The Senate bill will have to be reconciled with the House bill, which passed last year close to the one-year anniversary of the Supreme Court decision that stopped the recount of Florida's punch-card ballots.

Yesterday's vote was 99-1; senators were ecstatic with the strong approval.

"This is the first time I know of we've actually stood up and written a check and said, by the way, here are some national standards we want to have in place in the conduct of federal elections," said Sen. Christopher J. Dodd, Connecticut Democrat and chief patron of the Senate legislation, along with Sen. Mitch McConnell, Kentucky Republican.

The bill would require states to allow provisional voting letting those who have been left off voting lists to cast temporary ballots that are counted if workers determine the error is with elections officials. It also would require states to create a central computerized registration list, both to help check provisional voting and to help eliminate duplicate registration for the same person.

Senators also reached an agreement on anti-fraud provisions that had threatened to sink the entire bill.

With an exception for Oregon and Washington, both of which have popular vote-by-mail programs, the bill would require those who register by mail to vote to show identification a driver's license or another pre-printed form with their names and addresses before they vote for the first time. Backers say that will reduce the chance for fraud.

"We must make it easier to vote but tougher to cheat," said Sen. Christopher S. Bond, Missouri Republican, who had threatened to hold up the entire bill unless senators agreed to the identification requirement.

Only Sen. Conrad Burns, Montana Republican, voted against the bill. Mr. Burns had wanted to amend the bill to allow states to clean up bloated lists of voters who hadn't shown up at the polls in two successive federal elections rather than the four-election requirement currently in place.

The Senate bill requires the states to take certain steps, while the House bill sets minimum standards and leaves it to states to meet them.

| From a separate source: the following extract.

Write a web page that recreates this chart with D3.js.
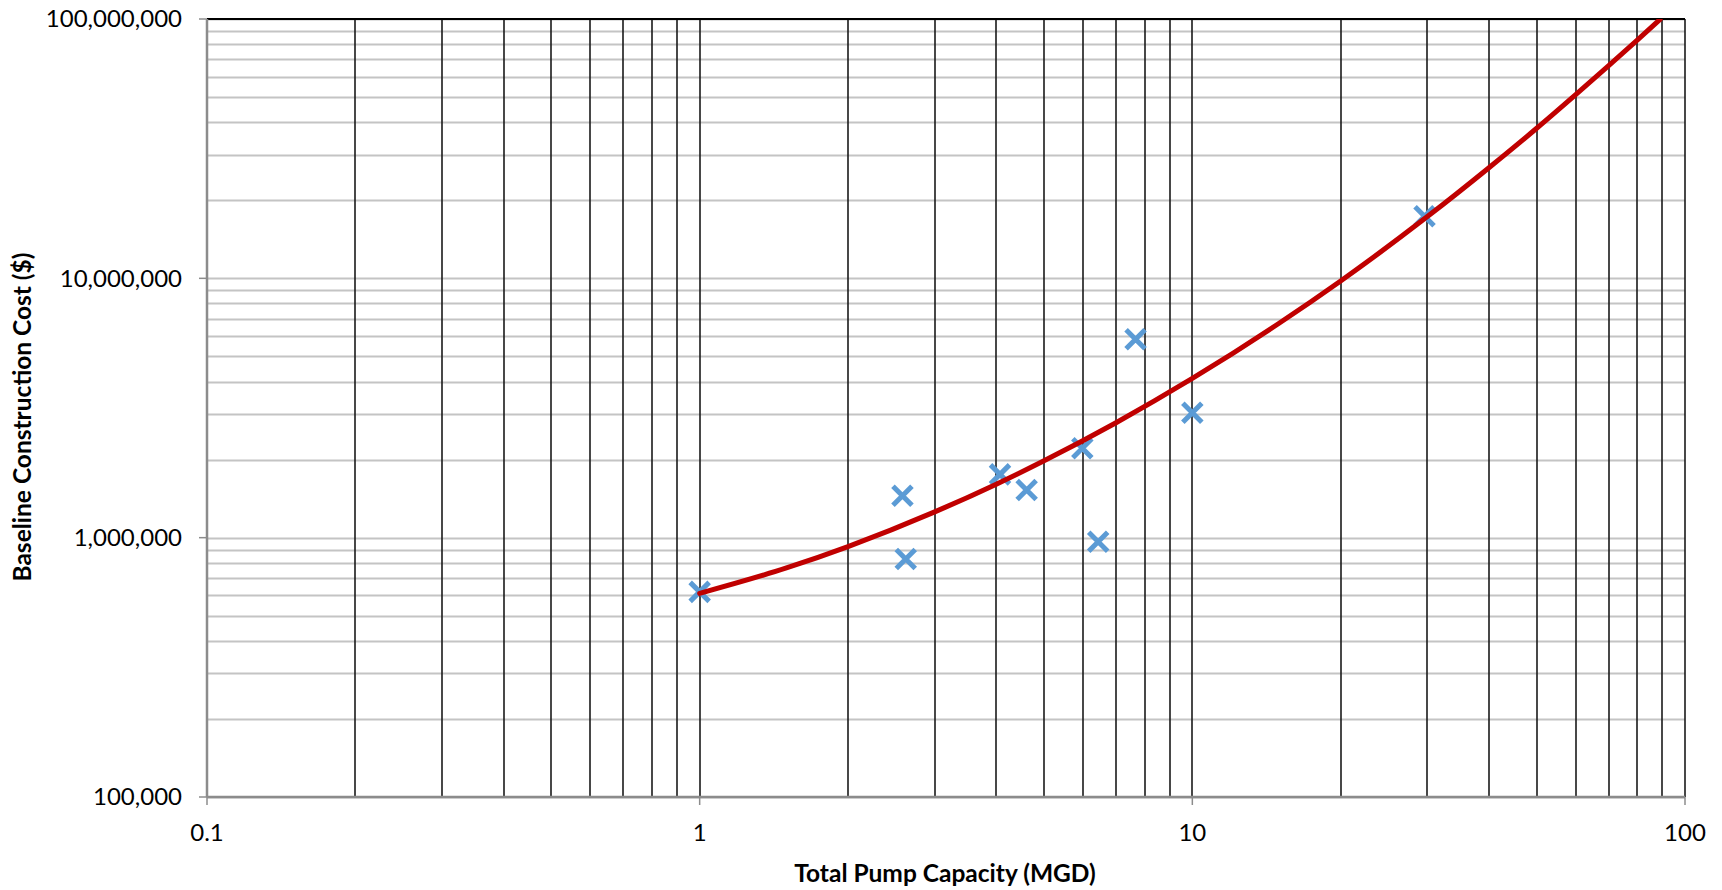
<!DOCTYPE html>
<head>
    <meta charset="utf-8">
    <title>Pump Station Cost</title>
    <style>
        body { margin: 0; background: #fff; }
        .tick-label { font: 24px Lato, "Open Sans", sans-serif; fill: #000; }
        .axis-title { font: bold 24.5px Lato, "Open Sans", sans-serif; fill: #000; }
    </style>
</head>
<body>
    <svg width="1722" height="890"></svg>
    <script src="https://d3js.org/d3.v7.min.js"></script>
    <script>

    // observed stations: capacity (MGD) and baseline cost ($)
    var capacity = [1.0, 2.58, 2.62, 4.07, 4.61, 5.98, 6.44, 7.67, 10.0, 29.6];
    var cost = [618000, 1452000, 827000, 1754000, 1526000, 2211000, 964000, 5820000, 3031000, 17340000];

    // trend curve
    var trendX = [1, 1.5, 2, 3, 4, 5, 7, 10, 15, 20, 30, 40, 50, 60, 70, 80, 89];
    var trendY = [610000, 764000, 924000, 1257000, 1608000, 1979000, 2775000, 4110000, 6710000,
                  9770000, 17300000, 26700000, 37900000, 51100000, 66100000, 82900000, 99700000];

    var xTicks = [0.1, 1, 10, 100];
    var yTicks = [100000, 1000000, 10000000, 100000000];

    var svg = d3.select("svg"),
        margin = {top: 19, right: 37, bottom: 93, left: 207},
        width = +svg.attr("width") - margin.left - margin.right,
        height = +svg.attr("height") - margin.top - margin.bottom,
        g = svg.append("g").attr("transform", "translate(" + margin.left + "," + margin.top + ")");

    var x = d3.scaleLog().domain([0.1, 100]).range([0, width]);
    var y = d3.scaleLog().domain([100000, 100000000]).range([height, 0]);

    // every 1..9 step in each decade
    function steps(lo, hi) {
        var out = [];
        for (var p = lo; p < hi; p *= 10)
            for (var k = 1; k <= 9; k++) out.push(p * k);
        out.push(hi);
        return out;
    }

    // horizontal grid (grey)
    g.selectAll(".hgrid")
        .data(steps(100000, 100000000))
        .enter().append("line")
        .attr("x1", 0).attr("x2", width)
        .attr("y1", function(d) { return Math.round(y(d)) + 0.5; })
        .attr("y2", function(d) { return Math.round(y(d)) + 0.5; })
        .attr("stroke", "#c4c4c4")
        .attr("stroke-width", 2);

    // vertical grid (black)
    g.selectAll(".vgrid")
        .data(steps(0.1, 100).filter(function(d) { return d > 0.1; }))
        .enter().append("line")
        .attr("y1", 0).attr("y2", height)
        .attr("x1", function(d) { return Math.round(x(d)); })
        .attr("x2", function(d) { return Math.round(x(d)); })
        .attr("stroke", "#1a1a1a")
        .attr("stroke-width", 1.6);

    // top border
    g.append("line")
        .attr("x1", 0).attr("x2", width)
        .attr("y1", 0).attr("y2", 0)
        .attr("stroke", "#000").attr("stroke-width", 2);

    // axes
    g.append("line")
        .attr("x1", 0).attr("x2", width)
        .attr("y1", height).attr("y2", height)
        .attr("stroke", "#8c8c8c").attr("stroke-width", 2.5);
    g.append("line")
        .attr("x1", 0).attr("x2", 0)
        .attr("y1", 0).attr("y2", height)
        .attr("stroke", "#8c8c8c").attr("stroke-width", 2.5);

    g.selectAll(".xtick")
        .data(xTicks)
        .enter().append("line")
        .attr("x1", function(d) { return x(d); }).attr("x2", function(d) { return x(d); })
        .attr("y1", height).attr("y2", height + 8)
        .attr("stroke", "#8c8c8c").attr("stroke-width", 1.5);
    g.selectAll(".ytick")
        .data(yTicks)
        .enter().append("line")
        .attr("y1", function(d) { return y(d); }).attr("y2", function(d) { return y(d); })
        .attr("x1", -8).attr("x2", 0)
        .attr("stroke", "#8c8c8c").attr("stroke-width", 1.5);

    var fmt = d3.format(",");

    g.selectAll(".xlabel")
        .data(xTicks)
        .enter().append("text")
        .attr("class", "tick-label")
        .attr("x", function(d) { return x(d); })
        .attr("y", height + 44)
        .attr("text-anchor", "middle")
        .text(function(d) { return d < 1 ? d : fmt(d); });

    g.selectAll(".ylabel")
        .data(yTicks)
        .enter().append("text")
        .attr("class", "tick-label")
        .attr("x", -25)
        .attr("y", function(d) { return y(d); })
        .attr("dy", "0.35em")
        .attr("text-anchor", "end")
        .text(function(d) { return fmt(d); });

    // titles
    svg.append("text")
        .attr("class", "axis-title")
        .attr("x", 945).attr("y", 882)
        .attr("text-anchor", "middle")
        .text("Total Pump Capacity (MGD)");
    svg.append("text")
        .attr("class", "axis-title")
        .attr("transform", "translate(31,417) rotate(-90)")
        .attr("text-anchor", "middle")
        .text("Baseline Construction Cost ($)");

    // markers
    var s = 9.5;
    g.selectAll(".pt")
        .data(d3.range(capacity.length))
        .enter().append("path")
        .attr("transform", function(i) { return "translate(" + x(capacity[i]) + "," + y(cost[i]) + ")"; })
        .attr("d", "M" + -s + "," + -s + "L" + s + "," + s + "M" + -s + "," + s + "L" + s + "," + -s)
        .attr("stroke", "#5b9bd5")
        .attr("stroke-width", 5)
        .attr("fill", "none");

    // trend curve, clipped at plot
    svg.append("clipPath").attr("id", "plot")
        .append("rect").attr("width", width).attr("height", height);

    var line = d3.line()
        .x(function(i) { return x(trendX[i]); })
        .y(function(i) { return y(trendY[i]); })
        .curve(d3.curveMonotoneX);

    g.append("path")
        .attr("clip-path", "url(#plot)")
        .attr("d", line(d3.range(trendX.length)))
        .attr("fill", "none")
        .attr("stroke", "#c00000")
        .attr("stroke-width", 5)
        .attr("stroke-linecap", "round");

    </script>
</body>
</html>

The Senate bill authorizes $3.5 billion over five years to encourage states to buy out punch-card voting machines.

The House bill authorizes $2.65 billion over three years for buying out machines and encouraging poll-worker training.

The president requested some funding for election reform in his budget proposal this year and lawmakers said they may even try to get some money set aside in the supplemental appropriation bill, which is pending in the House, so states can begin to act before this year's congressional elections.

After the 2000 elections, a few states including Florida, Georgia, Maryland and Indiana moved to revamp their election systems. But even states that already have acted say the additional federal money is critical.

As the bill goes to conference between the House and Senate, lawmakers said the differences should be relatively easy to work out.

"I don't think we're talking about a Grand Canyon; it's more a ravine," said Rep. Bob Ney, Ohio Republican and chairman of the House Administration Committee. Mr. Ney and Rep. Steny H. Hoyer, Maryland Democrat, were the chief sponsors of the House version of election reform.

Mr. Hoyer said he likes the Senate bill's stronger requirements for states to make polling places accessible to the disabled but said the Senate's I.D. requirement "raises serious civil rights concerns that must be addressed."